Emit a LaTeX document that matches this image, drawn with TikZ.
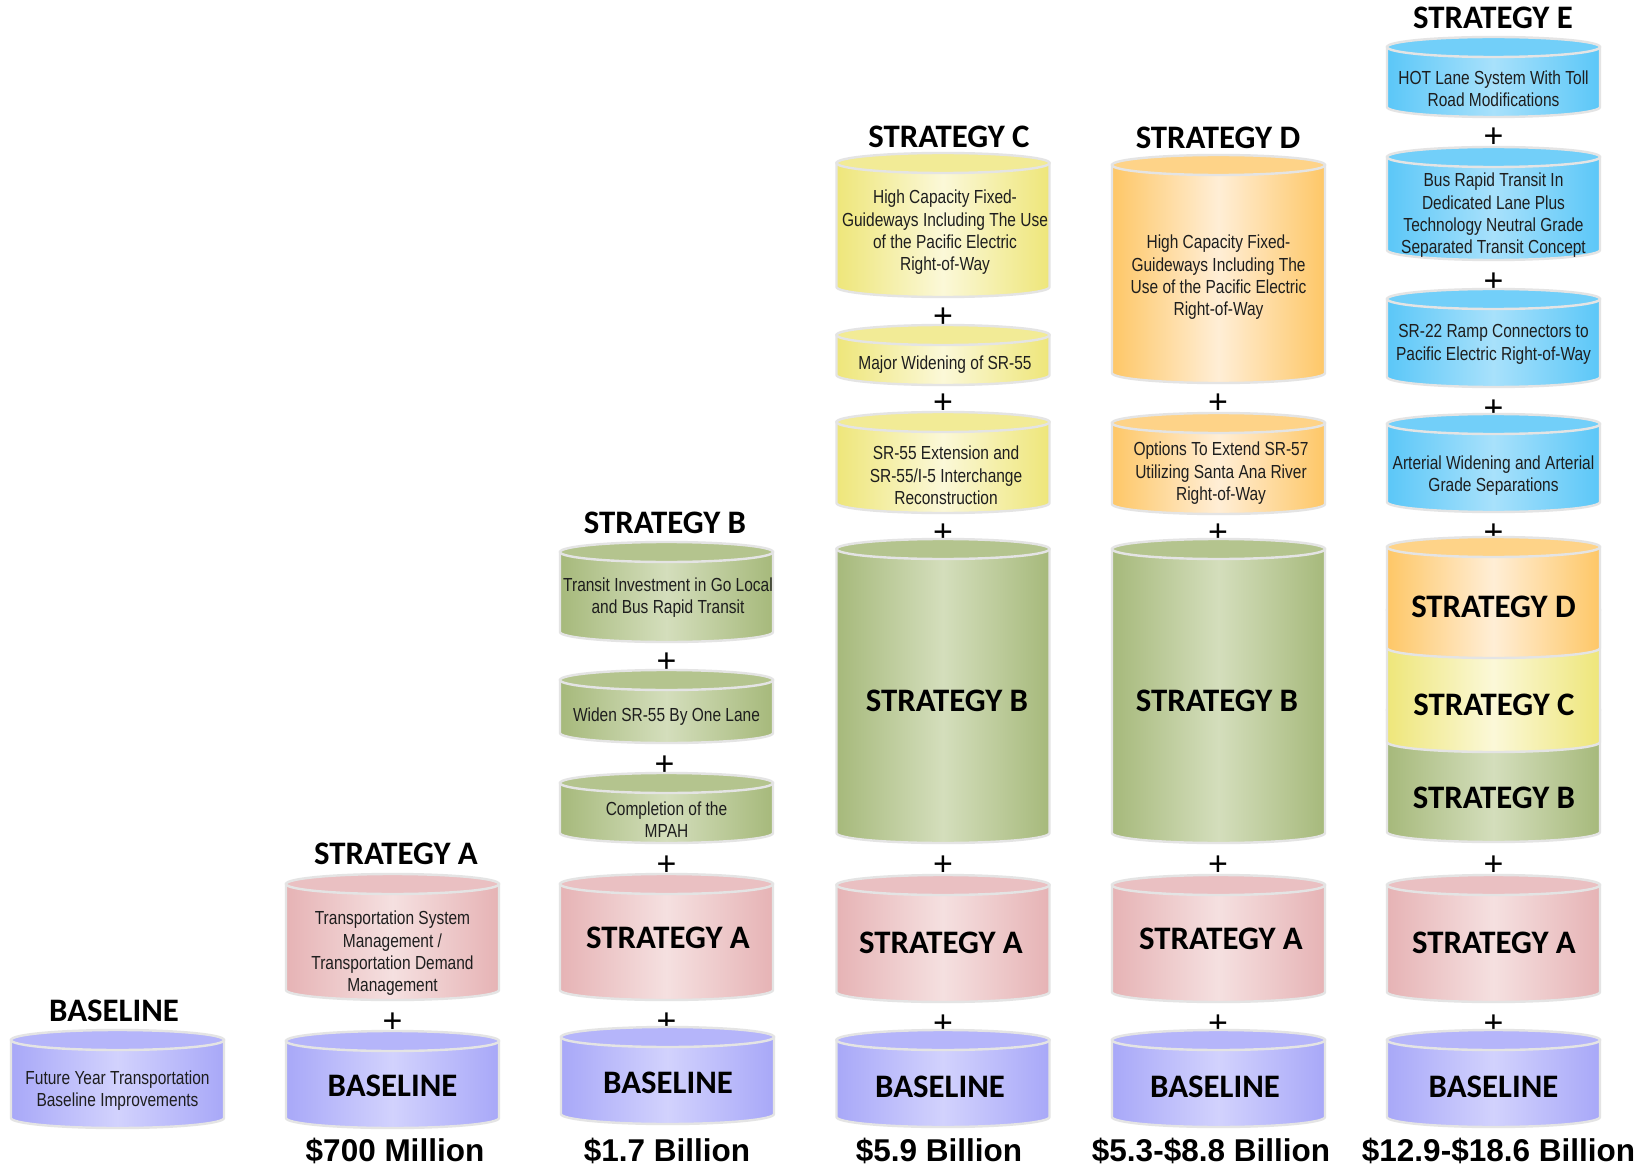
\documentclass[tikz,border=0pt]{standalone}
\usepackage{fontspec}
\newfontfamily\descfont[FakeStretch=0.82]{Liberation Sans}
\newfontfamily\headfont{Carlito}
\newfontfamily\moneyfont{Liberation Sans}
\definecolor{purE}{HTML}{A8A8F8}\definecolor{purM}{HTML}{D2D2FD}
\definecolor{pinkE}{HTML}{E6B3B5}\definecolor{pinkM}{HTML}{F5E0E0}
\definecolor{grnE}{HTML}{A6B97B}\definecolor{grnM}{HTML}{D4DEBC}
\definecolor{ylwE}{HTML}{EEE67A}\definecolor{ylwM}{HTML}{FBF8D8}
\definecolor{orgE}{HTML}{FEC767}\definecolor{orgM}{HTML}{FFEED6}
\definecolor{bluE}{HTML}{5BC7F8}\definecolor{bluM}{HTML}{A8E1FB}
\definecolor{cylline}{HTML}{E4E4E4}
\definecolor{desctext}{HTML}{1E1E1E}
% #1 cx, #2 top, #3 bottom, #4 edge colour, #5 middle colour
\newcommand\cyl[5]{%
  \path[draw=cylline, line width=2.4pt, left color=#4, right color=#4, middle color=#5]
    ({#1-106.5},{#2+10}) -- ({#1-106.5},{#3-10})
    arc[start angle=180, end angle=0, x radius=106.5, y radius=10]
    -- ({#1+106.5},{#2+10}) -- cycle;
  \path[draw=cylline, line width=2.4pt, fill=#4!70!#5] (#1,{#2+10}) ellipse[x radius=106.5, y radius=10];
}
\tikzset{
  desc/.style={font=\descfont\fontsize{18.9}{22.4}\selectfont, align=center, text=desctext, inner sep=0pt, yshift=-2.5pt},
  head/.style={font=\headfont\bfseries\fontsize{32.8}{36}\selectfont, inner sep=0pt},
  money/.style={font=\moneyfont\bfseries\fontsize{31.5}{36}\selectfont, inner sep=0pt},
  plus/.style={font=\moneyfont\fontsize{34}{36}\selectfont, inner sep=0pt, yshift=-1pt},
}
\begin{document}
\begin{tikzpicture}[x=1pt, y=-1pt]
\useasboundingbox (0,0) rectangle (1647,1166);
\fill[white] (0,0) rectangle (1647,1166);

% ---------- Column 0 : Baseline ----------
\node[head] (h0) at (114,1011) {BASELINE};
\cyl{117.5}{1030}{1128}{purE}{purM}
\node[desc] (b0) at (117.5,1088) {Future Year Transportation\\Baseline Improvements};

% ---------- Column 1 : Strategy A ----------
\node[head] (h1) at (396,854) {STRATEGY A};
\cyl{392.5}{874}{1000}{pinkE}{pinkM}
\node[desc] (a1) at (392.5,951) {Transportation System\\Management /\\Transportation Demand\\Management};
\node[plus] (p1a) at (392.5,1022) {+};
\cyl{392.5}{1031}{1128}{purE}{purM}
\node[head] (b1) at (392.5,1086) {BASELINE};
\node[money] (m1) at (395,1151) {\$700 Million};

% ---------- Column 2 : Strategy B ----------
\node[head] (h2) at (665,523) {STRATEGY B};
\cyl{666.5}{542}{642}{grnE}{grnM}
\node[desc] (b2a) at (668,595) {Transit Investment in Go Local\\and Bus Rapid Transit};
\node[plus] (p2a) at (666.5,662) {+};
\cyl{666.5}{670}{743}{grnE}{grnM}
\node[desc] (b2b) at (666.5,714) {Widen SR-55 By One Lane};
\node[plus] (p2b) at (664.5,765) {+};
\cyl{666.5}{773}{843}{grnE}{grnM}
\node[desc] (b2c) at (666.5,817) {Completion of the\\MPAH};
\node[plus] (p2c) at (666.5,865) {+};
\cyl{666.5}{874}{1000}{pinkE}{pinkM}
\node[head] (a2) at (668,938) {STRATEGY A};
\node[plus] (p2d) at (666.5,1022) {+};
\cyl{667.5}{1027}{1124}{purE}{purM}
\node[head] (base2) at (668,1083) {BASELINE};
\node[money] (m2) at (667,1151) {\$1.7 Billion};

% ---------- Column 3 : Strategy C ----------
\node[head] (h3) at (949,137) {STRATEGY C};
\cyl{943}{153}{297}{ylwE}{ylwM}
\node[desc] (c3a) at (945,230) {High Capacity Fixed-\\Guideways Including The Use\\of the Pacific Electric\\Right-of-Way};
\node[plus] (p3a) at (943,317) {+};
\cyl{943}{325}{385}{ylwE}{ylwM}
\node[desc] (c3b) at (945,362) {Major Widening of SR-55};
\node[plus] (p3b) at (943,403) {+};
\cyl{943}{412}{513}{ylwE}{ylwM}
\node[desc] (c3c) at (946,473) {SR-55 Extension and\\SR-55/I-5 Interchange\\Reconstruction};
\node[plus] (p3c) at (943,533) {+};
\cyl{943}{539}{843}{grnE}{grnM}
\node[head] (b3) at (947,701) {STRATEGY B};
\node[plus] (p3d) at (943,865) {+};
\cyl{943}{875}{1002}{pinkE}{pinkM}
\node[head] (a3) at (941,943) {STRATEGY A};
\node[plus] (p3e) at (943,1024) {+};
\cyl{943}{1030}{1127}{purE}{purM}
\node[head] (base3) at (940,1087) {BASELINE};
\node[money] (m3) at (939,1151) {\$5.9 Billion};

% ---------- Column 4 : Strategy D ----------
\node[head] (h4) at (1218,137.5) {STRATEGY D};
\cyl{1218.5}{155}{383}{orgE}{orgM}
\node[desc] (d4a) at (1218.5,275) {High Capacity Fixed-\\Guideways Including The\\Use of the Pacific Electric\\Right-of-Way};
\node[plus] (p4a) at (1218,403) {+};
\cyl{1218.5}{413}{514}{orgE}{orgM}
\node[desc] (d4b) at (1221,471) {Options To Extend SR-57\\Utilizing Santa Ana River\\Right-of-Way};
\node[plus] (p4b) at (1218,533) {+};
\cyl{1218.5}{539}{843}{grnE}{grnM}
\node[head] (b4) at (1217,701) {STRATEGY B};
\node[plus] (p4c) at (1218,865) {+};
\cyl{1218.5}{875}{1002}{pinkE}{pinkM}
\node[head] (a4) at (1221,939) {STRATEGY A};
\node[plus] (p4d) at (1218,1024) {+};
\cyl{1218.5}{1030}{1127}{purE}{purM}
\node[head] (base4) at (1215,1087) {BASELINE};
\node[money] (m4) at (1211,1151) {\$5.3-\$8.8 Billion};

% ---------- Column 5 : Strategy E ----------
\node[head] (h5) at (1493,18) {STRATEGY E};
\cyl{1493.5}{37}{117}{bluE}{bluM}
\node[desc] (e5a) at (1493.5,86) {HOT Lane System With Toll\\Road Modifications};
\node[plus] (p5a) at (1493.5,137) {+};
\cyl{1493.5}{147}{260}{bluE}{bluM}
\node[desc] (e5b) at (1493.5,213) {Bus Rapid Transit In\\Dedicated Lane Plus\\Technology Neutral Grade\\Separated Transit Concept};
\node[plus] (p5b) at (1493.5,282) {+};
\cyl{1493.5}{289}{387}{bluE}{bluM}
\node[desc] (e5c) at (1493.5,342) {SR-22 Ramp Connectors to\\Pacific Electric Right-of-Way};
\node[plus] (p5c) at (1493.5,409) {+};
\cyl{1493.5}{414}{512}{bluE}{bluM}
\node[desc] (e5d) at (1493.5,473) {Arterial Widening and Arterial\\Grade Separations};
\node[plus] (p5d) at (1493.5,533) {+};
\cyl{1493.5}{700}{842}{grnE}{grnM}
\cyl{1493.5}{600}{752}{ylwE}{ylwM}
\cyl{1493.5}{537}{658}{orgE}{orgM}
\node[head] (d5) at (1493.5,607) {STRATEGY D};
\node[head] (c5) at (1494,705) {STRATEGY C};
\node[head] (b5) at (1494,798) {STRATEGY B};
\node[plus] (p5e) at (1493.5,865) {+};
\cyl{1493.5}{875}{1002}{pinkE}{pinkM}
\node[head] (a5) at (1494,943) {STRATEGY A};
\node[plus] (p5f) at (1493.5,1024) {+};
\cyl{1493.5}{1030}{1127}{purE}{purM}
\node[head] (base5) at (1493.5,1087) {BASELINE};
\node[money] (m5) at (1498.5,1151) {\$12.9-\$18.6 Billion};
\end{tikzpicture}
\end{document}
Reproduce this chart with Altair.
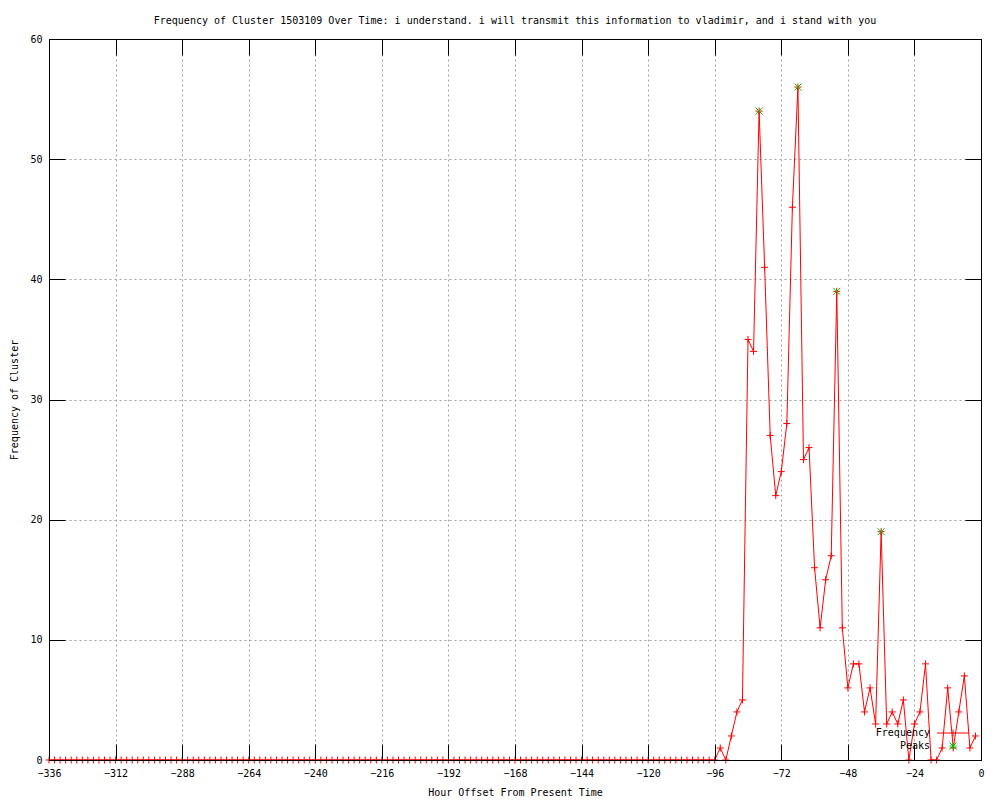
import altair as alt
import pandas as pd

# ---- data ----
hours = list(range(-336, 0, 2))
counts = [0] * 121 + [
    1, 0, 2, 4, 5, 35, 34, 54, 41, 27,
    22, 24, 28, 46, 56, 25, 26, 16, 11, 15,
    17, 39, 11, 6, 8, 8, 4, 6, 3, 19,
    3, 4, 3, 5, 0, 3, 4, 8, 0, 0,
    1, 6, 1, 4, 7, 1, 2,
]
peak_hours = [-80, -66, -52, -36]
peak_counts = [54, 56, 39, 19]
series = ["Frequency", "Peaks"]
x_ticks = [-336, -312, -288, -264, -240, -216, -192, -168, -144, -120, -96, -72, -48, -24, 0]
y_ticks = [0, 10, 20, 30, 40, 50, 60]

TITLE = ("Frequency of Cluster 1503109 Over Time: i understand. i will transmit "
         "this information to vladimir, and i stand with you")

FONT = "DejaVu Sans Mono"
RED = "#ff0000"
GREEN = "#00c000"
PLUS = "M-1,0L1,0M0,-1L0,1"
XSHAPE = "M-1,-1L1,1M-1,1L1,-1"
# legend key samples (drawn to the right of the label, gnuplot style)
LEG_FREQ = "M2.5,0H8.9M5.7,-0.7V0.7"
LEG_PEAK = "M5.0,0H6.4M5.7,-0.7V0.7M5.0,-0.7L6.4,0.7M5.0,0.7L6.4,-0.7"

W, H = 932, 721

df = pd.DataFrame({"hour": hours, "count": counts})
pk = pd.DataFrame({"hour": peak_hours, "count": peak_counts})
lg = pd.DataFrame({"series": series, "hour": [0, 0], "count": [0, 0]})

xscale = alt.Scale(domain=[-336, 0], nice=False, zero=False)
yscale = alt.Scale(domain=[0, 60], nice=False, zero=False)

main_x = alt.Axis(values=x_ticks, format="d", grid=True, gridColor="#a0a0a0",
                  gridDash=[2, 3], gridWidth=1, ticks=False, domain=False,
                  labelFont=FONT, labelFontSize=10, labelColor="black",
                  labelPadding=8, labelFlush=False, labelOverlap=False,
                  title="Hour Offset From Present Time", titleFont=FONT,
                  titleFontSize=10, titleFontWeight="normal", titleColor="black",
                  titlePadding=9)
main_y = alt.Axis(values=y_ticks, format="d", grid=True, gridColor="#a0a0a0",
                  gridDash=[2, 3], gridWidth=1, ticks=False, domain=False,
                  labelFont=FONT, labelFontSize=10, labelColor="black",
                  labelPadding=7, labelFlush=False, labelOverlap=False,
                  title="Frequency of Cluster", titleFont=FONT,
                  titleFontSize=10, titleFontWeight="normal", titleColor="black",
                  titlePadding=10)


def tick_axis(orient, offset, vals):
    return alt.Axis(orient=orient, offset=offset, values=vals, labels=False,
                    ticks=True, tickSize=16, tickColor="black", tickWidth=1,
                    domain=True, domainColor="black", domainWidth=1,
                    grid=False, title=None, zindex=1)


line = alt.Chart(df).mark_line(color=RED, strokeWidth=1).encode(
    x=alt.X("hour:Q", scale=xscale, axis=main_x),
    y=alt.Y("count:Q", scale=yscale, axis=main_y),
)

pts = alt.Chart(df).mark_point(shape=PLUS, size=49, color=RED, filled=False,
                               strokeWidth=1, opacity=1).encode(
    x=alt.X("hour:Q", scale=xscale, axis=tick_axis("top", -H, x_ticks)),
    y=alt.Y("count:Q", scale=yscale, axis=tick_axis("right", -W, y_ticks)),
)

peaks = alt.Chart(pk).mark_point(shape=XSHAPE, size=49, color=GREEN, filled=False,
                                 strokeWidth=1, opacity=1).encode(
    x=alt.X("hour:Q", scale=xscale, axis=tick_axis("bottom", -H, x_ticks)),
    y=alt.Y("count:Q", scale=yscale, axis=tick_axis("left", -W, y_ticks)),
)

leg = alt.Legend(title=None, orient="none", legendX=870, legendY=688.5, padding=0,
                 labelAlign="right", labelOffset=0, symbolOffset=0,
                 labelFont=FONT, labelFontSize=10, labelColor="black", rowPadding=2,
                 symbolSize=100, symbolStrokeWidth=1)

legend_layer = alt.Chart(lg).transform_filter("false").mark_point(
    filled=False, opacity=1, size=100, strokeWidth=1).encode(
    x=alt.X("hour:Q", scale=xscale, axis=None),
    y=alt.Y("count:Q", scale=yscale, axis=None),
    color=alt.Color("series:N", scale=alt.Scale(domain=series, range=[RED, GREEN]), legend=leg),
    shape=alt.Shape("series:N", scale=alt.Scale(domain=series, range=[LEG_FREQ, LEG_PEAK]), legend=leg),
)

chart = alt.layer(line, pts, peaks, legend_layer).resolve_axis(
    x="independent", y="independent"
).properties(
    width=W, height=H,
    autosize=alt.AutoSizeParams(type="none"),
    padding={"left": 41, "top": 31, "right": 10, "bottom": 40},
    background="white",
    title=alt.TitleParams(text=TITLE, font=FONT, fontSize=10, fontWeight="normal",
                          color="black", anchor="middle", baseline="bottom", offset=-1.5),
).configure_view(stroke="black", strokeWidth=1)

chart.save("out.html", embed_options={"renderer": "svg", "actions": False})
───
Exercise details
Looking above, find the stretch of lines that opens with the one holding "Reproduce this chart with Altair." and closes with the one holding "to vladimir, and". Copy it exactly, pictures excluded.

Response to the task
Reproduce this chart with Altair.
import altair as alt
import pandas as pd

# ---- data ----
hours = list(range(-336, 0, 2))
counts = [0] * 121 + [
    1, 0, 2, 4, 5, 35, 34, 54, 41, 27,
    22, 24, 28, 46, 56, 25, 26, 16, 11, 15,
    17, 39, 11, 6, 8, 8, 4, 6, 3, 19,
    3, 4, 3, 5, 0, 3, 4, 8, 0, 0,
    1, 6, 1, 4, 7, 1, 2,
]
peak_hours = [-80, -66, -52, -36]
peak_counts = [54, 56, 39, 19]
series = ["Frequency", "Peaks"]
x_ticks = [-336, -312, -288, -264, -240, -216, -192, -168, -144, -120, -96, -72, -48, -24, 0]
y_ticks = [0, 10, 20, 30, 40, 50, 60]

TITLE = ("Frequency of Cluster 1503109 Over Time: i understand. i will transmit "
         "this information to vladimir, and i stand with you")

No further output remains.